● Exercise directions: Retype the records below exactly as they appear, but leave out any pictures.

:: Input material

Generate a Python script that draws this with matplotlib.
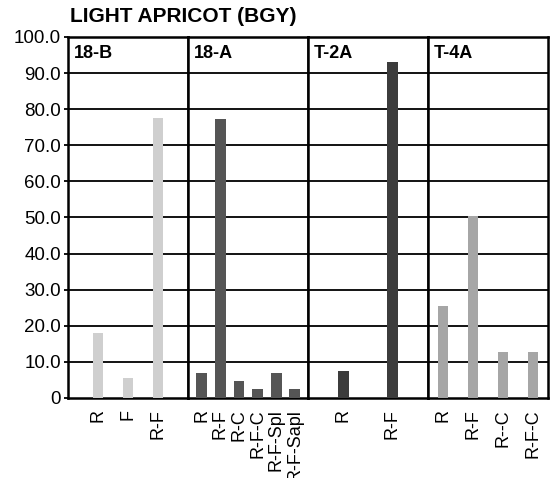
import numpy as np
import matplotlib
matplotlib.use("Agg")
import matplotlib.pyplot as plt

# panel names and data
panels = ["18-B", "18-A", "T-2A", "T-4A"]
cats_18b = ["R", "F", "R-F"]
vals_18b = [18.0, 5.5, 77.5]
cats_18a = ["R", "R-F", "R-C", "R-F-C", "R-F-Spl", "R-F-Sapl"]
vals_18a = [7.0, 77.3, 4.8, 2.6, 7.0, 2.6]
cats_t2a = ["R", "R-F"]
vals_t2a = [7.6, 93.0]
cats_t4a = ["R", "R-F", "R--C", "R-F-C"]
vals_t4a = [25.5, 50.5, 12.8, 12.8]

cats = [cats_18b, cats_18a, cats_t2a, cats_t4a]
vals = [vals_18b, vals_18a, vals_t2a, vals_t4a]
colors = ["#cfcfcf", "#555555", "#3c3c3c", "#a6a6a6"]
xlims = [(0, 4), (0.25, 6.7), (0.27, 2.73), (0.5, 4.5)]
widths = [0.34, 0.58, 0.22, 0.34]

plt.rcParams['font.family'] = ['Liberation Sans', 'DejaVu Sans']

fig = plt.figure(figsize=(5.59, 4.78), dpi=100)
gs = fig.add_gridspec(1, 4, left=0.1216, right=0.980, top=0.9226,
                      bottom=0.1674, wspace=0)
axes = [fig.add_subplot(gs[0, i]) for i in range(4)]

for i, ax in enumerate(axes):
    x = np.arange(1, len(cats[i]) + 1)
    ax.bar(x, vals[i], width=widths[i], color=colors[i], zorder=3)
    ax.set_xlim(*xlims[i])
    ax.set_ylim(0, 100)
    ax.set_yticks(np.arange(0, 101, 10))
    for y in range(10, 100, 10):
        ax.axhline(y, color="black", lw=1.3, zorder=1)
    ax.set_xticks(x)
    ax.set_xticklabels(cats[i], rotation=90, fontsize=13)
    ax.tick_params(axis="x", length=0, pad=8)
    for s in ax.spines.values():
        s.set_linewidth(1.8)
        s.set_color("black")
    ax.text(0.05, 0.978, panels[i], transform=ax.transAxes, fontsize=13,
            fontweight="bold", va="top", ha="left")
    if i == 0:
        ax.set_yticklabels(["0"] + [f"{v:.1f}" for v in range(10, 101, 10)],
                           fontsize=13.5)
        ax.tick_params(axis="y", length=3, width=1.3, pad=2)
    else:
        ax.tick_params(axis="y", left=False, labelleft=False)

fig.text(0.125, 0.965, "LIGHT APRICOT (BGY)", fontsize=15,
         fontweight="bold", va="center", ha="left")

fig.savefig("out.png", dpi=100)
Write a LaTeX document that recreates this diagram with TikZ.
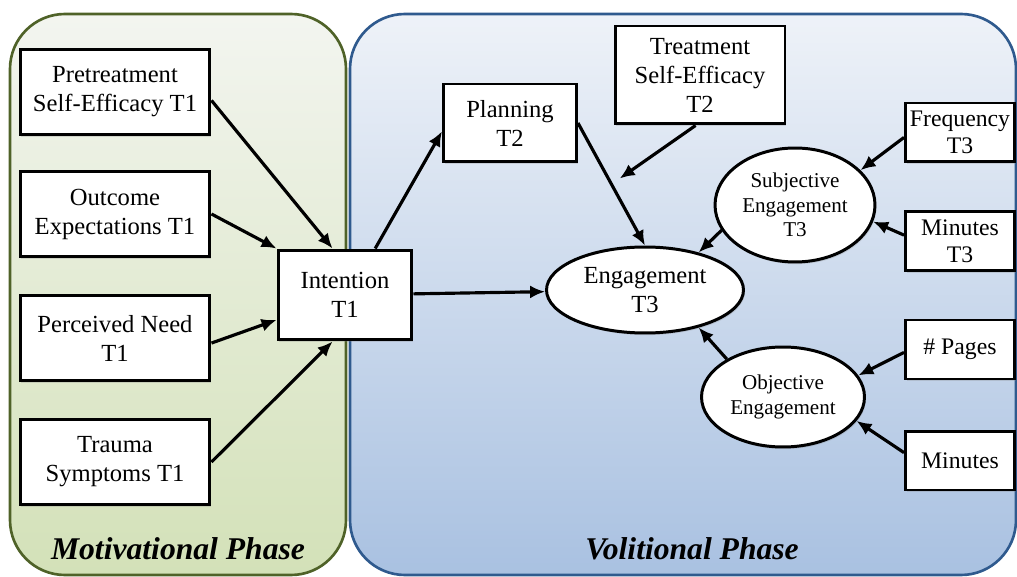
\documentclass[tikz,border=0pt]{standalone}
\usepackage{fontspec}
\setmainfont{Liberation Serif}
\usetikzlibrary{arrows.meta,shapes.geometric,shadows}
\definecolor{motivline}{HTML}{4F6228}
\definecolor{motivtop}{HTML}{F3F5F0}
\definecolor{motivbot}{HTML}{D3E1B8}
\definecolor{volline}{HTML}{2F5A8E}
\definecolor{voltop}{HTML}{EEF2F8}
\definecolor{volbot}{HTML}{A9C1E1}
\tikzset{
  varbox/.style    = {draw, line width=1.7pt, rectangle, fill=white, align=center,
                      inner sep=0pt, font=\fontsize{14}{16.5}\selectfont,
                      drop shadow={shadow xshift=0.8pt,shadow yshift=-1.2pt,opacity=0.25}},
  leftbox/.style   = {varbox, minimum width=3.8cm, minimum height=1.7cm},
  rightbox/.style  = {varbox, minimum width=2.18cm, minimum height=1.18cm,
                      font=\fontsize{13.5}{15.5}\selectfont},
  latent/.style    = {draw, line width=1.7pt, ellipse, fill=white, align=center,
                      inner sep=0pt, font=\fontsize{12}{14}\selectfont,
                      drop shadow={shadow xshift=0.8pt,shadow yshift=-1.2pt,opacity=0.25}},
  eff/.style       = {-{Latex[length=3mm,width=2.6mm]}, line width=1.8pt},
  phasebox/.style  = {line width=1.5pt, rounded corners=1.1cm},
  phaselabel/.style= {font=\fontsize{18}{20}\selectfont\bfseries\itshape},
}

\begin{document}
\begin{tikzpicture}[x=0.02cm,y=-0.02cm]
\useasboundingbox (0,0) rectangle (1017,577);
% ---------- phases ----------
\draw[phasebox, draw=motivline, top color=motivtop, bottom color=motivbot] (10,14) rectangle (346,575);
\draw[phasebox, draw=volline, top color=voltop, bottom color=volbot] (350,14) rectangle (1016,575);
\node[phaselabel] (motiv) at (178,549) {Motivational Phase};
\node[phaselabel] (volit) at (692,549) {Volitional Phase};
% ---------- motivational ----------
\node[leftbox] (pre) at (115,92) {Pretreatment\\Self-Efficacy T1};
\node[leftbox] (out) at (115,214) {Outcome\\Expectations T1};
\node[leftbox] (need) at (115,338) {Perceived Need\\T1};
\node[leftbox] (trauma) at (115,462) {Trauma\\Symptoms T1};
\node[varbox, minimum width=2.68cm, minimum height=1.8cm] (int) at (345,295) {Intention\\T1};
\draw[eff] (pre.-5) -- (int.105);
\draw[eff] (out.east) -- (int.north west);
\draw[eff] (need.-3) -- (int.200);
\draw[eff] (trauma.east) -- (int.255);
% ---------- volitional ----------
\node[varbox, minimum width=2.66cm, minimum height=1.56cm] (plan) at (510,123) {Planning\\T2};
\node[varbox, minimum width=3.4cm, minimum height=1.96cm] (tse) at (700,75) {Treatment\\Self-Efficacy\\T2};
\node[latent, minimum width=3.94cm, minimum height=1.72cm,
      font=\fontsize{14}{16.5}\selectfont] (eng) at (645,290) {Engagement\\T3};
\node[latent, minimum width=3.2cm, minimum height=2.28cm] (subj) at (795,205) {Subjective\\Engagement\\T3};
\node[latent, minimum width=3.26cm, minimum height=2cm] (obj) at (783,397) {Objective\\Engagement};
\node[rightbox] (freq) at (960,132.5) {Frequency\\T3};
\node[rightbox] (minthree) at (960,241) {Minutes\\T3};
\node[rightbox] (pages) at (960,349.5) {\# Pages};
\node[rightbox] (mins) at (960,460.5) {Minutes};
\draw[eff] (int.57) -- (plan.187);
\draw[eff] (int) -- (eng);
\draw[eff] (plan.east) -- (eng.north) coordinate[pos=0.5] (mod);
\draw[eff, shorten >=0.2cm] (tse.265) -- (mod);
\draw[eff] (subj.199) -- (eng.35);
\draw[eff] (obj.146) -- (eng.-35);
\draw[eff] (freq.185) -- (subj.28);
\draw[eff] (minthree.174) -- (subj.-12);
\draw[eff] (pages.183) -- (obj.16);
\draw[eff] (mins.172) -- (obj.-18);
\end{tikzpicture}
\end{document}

::::

● Output:
Generate a Python script that draws this with matplotlib.
import numpy as np
import matplotlib
matplotlib.use("Agg")
import matplotlib.pyplot as plt

# panel names and data
panels = ["18-B", "18-A", "T-2A", "T-4A"]
cats_18b = ["R", "F", "R-F"]
vals_18b = [18.0, 5.5, 77.5]
cats_18a = ["R", "R-F", "R-C", "R-F-C", "R-F-Spl", "R-F-Sapl"]
vals_18a = [7.0, 77.3, 4.8, 2.6, 7.0, 2.6]
cats_t2a = ["R", "R-F"]
vals_t2a = [7.6, 93.0]
cats_t4a = ["R", "R-F", "R--C", "R-F-C"]
vals_t4a = [25.5, 50.5, 12.8, 12.8]

cats = [cats_18b, cats_18a, cats_t2a, cats_t4a]
vals = [vals_18b, vals_18a, vals_t2a, vals_t4a]
colors = ["#cfcfcf", "#555555", "#3c3c3c", "#a6a6a6"]
xlims = [(0, 4), (0.25, 6.7), (0.27, 2.73), (0.5, 4.5)]
widths = [0.34, 0.58, 0.22, 0.34]

plt.rcParams['font.family'] = ['Liberation Sans', 'DejaVu Sans']

fig = plt.figure(figsize=(5.59, 4.78), dpi=100)
gs = fig.add_gridspec(1, 4, left=0.1216, right=0.980, top=0.9226,
                      bottom=0.1674, wspace=0)
axes = [fig.add_subplot(gs[0, i]) for i in range(4)]

for i, ax in enumerate(axes):
    x = np.arange(1, len(cats[i]) + 1)
    ax.bar(x, vals[i], width=widths[i], color=colors[i], zorder=3)
    ax.set_xlim(*xlims[i])
    ax.set_ylim(0, 100)
    ax.set_yticks(np.arange(0, 101, 10))
    for y in range(10, 100, 10):
        ax.axhline(y, color="black", lw=1.3, zorder=1)
    ax.set_xticks(x)
    ax.set_xticklabels(cats[i], rotation=90, fontsize=13)
    ax.tick_params(axis="x", length=0, pad=8)
    for s in ax.spines.values():
        s.set_linewidth(1.8)
        s.set_color("black")
    ax.text(0.05, 0.978, panels[i], transform=ax.transAxes, fontsize=13,
            fontweight="bold", va="top", ha="left")
    if i == 0:
        ax.set_yticklabels(["0"] + [f"{v:.1f}" for v in range(10, 101, 10)],
                           fontsize=13.5)
        ax.tick_params(axis="y", length=3, width=1.3, pad=2)
    else:
        ax.tick_params(axis="y", left=False, labelleft=False)

fig.text(0.125, 0.965, "LIGHT APRICOT (BGY)", fontsize=15,
         fontweight="bold", va="center", ha="left")

fig.savefig("out.png", dpi=100)
Write a LaTeX document that recreates this diagram with TikZ.
\documentclass[tikz,border=0pt]{standalone}
\usepackage{fontspec}
\setmainfont{Liberation Serif}
\usetikzlibrary{arrows.meta,shapes.geometric,shadows}
\definecolor{motivline}{HTML}{4F6228}
\definecolor{motivtop}{HTML}{F3F5F0}
\definecolor{motivbot}{HTML}{D3E1B8}
\definecolor{volline}{HTML}{2F5A8E}
\definecolor{voltop}{HTML}{EEF2F8}
\definecolor{volbot}{HTML}{A9C1E1}
\tikzset{
  varbox/.style    = {draw, line width=1.7pt, rectangle, fill=white, align=center,
                      inner sep=0pt, font=\fontsize{14}{16.5}\selectfont,
                      drop shadow={shadow xshift=0.8pt,shadow yshift=-1.2pt,opacity=0.25}},
  leftbox/.style   = {varbox, minimum width=3.8cm, minimum height=1.7cm},
  rightbox/.style  = {varbox, minimum width=2.18cm, minimum height=1.18cm,
                      font=\fontsize{13.5}{15.5}\selectfont},
  latent/.style    = {draw, line width=1.7pt, ellipse, fill=white, align=center,
                      inner sep=0pt, font=\fontsize{12}{14}\selectfont,
                      drop shadow={shadow xshift=0.8pt,shadow yshift=-1.2pt,opacity=0.25}},
  eff/.style       = {-{Latex[length=3mm,width=2.6mm]}, line width=1.8pt},
  phasebox/.style  = {line width=1.5pt, rounded corners=1.1cm},
  phaselabel/.style= {font=\fontsize{18}{20}\selectfont\bfseries\itshape},
}

\begin{document}
\begin{tikzpicture}[x=0.02cm,y=-0.02cm]
\useasboundingbox (0,0) rectangle (1017,577);
% ---------- phases ----------
\draw[phasebox, draw=motivline, top color=motivtop, bottom color=motivbot] (10,14) rectangle (346,575);
\draw[phasebox, draw=volline, top color=voltop, bottom color=volbot] (350,14) rectangle (1016,575);
\node[phaselabel] (motiv) at (178,549) {Motivational Phase};
\node[phaselabel] (volit) at (692,549) {Volitional Phase};
% ---------- motivational ----------
\node[leftbox] (pre) at (115,92) {Pretreatment\\Self-Efficacy T1};
\node[leftbox] (out) at (115,214) {Outcome\\Expectations T1};
\node[leftbox] (need) at (115,338) {Perceived Need\\T1};
\node[leftbox] (trauma) at (115,462) {Trauma\\Symptoms T1};
\node[varbox, minimum width=2.68cm, minimum height=1.8cm] (int) at (345,295) {Intention\\T1};
\draw[eff] (pre.-5) -- (int.105);
\draw[eff] (out.east) -- (int.north west);
\draw[eff] (need.-3) -- (int.200);
\draw[eff] (trauma.east) -- (int.255);
% ---------- volitional ----------
\node[varbox, minimum width=2.66cm, minimum height=1.56cm] (plan) at (510,123) {Planning\\T2};
\node[varbox, minimum width=3.4cm, minimum height=1.96cm] (tse) at (700,75) {Treatment\\Self-Efficacy\\T2};
\node[latent, minimum width=3.94cm, minimum height=1.72cm,
      font=\fontsize{14}{16.5}\selectfont] (eng) at (645,290) {Engagement\\T3};
\node[latent, minimum width=3.2cm, minimum height=2.28cm] (subj) at (795,205) {Subjective\\Engagement\\T3};
\node[latent, minimum width=3.26cm, minimum height=2cm] (obj) at (783,397) {Objective\\Engagement};
\node[rightbox] (freq) at (960,132.5) {Frequency\\T3};
\node[rightbox] (minthree) at (960,241) {Minutes\\T3};
\node[rightbox] (pages) at (960,349.5) {\# Pages};
\node[rightbox] (mins) at (960,460.5) {Minutes};
\draw[eff] (int.57) -- (plan.187);
\draw[eff] (int) -- (eng);
\draw[eff] (plan.east) -- (eng.north) coordinate[pos=0.5] (mod);
\draw[eff, shorten >=0.2cm] (tse.265) -- (mod);
\draw[eff] (subj.199) -- (eng.35);
\draw[eff] (obj.146) -- (eng.-35);
\draw[eff] (freq.185) -- (subj.28);
\draw[eff] (minthree.174) -- (subj.-12);
\draw[eff] (pages.183) -- (obj.16);
\draw[eff] (mins.172) -- (obj.-18);
\end{tikzpicture}
\end{document}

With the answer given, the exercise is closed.